(NECN: Jack Thurston, Underhill, Vt.) - "It's surreal," sighed Andrew Fletcher of Underhill, Vt., as he walked across his ruined front yard Friday morning. "I never anticipated it on this scale."
Fletcher's world was turned upside down by flash flooding Thursday night. He lives alongside what's normally a gently-trickling stream at the intersection of Rt. 15 and Cilley Hill Road. But after three or four inches of rain whipped his small town, runoff from a nearby hill turned that stream into a raging river. "As soon as we saw it starting to cut away the road, we knew it was time to get out of here," Fletcher remembered.
Fletcher's garage was wiped out. The yard became an unrecognizable gravel pit. His basement was still full of water Friday morning, and the first floor was caked in mud. "There could be sewage in here," Fletcher said.
The location was one of several dozen in the northern part of the Green Mountain State seriously impacted by flash flooding. A large chunk of Weed Road in Essex fell away. Across town, farmland along Rt. 128 became a new lake.
"There used to be a road here," utility worker Brian Trottier said, as he tried finding a detour. "I'll have to go pretty far out of my way to get to pretty much every location I'm going to."
The mess also closed at least eleven Chittenden County schools for the day, and sent town and state workers scrambling to re-open blocked areas and tally damage estimates. A $1-million threshold qualifies communities for help from FEMA, as Vermont has learned through a series of flooding events over the past few years.
"We can push automatic dial and get the [FEMA] folks on the phone, because we've done it so many times now," said Gov. Peter Shumlin, D-Vt.
The Vt. Agency of Transportation is currently looking statewide at whether it can install new, wider culverts to bear bigger torrents of water. Price and logistics are complicated, admitted Vt. Transportation Secretary Brian Searles. "All these culverts are built for a certain normal, and the question is, 'Is this a new normal?'" he said.
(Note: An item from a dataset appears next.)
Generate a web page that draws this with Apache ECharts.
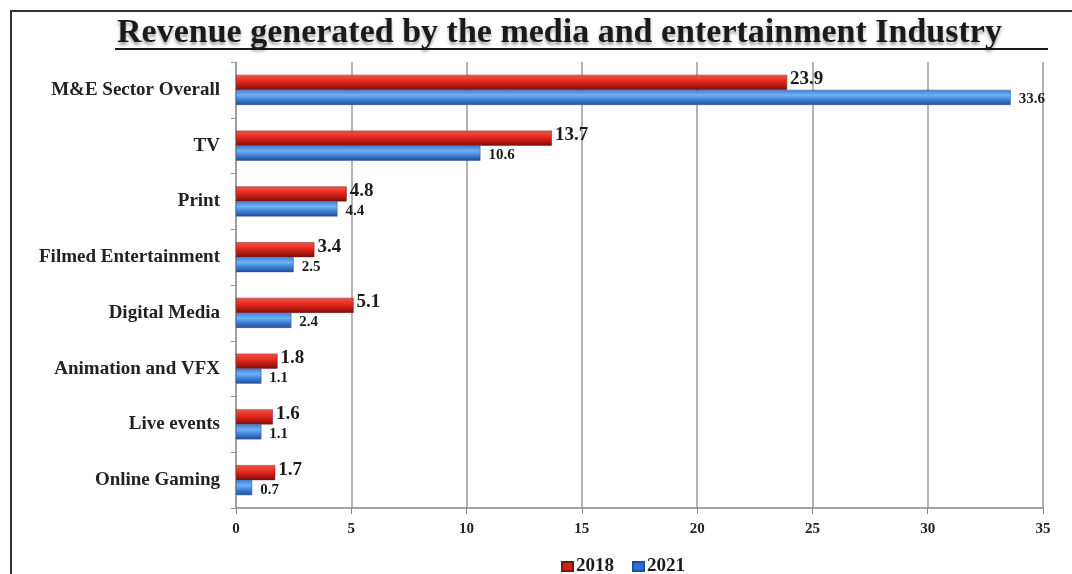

But any culvert improvements would come too late for Andrew Fletcher and his home. Fletcher said he and his wife are expecting a child in November.
"I've got to find a home for my wife and I to live in before our baby's born," Fletcher said. "And that's going to be tricky."
Fletcher told New England Cable News he will not return to the home that was damaged. The property he owns was seriously damaged in spring flooding in 2011, and he said he will just not expose his growing family to more risk by continuing to live there.